*Problem description:* From the top of the records below down to the line containing "txt = '#595959'", reproduce every line exactly.

*Data for this task:*
%%
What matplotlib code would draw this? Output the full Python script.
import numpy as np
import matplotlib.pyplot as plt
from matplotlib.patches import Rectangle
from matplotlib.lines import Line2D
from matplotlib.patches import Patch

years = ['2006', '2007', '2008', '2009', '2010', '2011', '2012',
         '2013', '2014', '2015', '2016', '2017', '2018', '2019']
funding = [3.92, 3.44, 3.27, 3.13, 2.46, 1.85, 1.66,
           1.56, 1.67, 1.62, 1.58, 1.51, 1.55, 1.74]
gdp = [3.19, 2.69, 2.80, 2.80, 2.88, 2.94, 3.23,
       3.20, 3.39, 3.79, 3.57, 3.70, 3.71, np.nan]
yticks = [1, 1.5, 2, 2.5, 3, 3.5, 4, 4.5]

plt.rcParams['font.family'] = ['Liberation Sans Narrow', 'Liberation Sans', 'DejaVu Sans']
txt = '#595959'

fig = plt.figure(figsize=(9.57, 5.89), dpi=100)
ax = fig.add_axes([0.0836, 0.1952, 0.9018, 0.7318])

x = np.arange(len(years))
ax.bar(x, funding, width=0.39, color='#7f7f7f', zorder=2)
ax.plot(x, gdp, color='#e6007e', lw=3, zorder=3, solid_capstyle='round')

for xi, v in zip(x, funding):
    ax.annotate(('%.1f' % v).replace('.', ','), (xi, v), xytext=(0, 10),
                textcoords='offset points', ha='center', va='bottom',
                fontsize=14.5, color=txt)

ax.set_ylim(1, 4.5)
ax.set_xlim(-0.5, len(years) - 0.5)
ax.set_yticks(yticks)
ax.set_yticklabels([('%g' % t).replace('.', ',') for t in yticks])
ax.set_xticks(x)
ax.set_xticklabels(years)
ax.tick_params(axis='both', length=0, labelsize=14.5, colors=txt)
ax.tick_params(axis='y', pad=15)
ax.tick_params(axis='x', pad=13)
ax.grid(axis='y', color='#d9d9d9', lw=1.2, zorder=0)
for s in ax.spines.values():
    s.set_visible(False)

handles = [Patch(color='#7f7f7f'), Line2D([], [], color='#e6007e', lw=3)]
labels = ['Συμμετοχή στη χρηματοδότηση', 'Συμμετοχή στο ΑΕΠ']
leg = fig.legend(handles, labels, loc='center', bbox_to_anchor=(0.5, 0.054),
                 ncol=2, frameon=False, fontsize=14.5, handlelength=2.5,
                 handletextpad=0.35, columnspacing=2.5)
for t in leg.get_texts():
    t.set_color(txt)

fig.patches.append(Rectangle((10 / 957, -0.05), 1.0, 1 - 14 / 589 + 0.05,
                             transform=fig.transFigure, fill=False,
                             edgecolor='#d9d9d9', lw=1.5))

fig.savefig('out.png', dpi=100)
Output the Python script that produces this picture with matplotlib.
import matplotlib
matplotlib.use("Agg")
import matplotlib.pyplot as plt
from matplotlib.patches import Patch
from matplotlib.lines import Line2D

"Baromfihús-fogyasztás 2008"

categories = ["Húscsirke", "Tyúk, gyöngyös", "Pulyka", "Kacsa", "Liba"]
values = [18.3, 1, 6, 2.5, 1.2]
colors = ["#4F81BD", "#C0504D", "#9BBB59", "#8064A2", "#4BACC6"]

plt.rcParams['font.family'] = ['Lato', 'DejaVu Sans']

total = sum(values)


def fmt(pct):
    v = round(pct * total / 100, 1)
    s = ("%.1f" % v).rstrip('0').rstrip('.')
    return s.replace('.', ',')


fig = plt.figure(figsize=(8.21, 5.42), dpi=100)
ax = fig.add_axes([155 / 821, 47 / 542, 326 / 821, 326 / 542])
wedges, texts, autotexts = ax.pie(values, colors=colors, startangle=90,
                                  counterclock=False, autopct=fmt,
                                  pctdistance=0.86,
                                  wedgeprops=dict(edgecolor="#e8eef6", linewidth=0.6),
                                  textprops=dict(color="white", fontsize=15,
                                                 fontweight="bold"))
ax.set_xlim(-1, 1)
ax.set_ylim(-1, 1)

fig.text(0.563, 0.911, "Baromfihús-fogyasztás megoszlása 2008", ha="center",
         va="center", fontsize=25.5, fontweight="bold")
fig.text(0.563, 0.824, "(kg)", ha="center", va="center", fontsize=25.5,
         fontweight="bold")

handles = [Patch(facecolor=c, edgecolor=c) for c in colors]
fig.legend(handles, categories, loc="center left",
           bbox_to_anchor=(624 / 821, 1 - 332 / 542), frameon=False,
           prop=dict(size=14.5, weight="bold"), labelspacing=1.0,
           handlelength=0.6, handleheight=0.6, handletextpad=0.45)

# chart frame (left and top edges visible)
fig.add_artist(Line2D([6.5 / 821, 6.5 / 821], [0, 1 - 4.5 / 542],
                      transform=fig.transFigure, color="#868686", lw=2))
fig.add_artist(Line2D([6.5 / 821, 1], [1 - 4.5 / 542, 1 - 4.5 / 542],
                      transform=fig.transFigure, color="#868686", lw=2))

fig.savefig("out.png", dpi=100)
%%
*Solution for this problem:*
What matplotlib code would draw this? Output the full Python script.
import numpy as np
import matplotlib.pyplot as plt
from matplotlib.patches import Rectangle
from matplotlib.lines import Line2D
from matplotlib.patches import Patch

years = ['2006', '2007', '2008', '2009', '2010', '2011', '2012',
         '2013', '2014', '2015', '2016', '2017', '2018', '2019']
funding = [3.92, 3.44, 3.27, 3.13, 2.46, 1.85, 1.66,
           1.56, 1.67, 1.62, 1.58, 1.51, 1.55, 1.74]
gdp = [3.19, 2.69, 2.80, 2.80, 2.88, 2.94, 3.23,
       3.20, 3.39, 3.79, 3.57, 3.70, 3.71, np.nan]
yticks = [1, 1.5, 2, 2.5, 3, 3.5, 4, 4.5]

plt.rcParams['font.family'] = ['Liberation Sans Narrow', 'Liberation Sans', 'DejaVu Sans']
txt = '#595959'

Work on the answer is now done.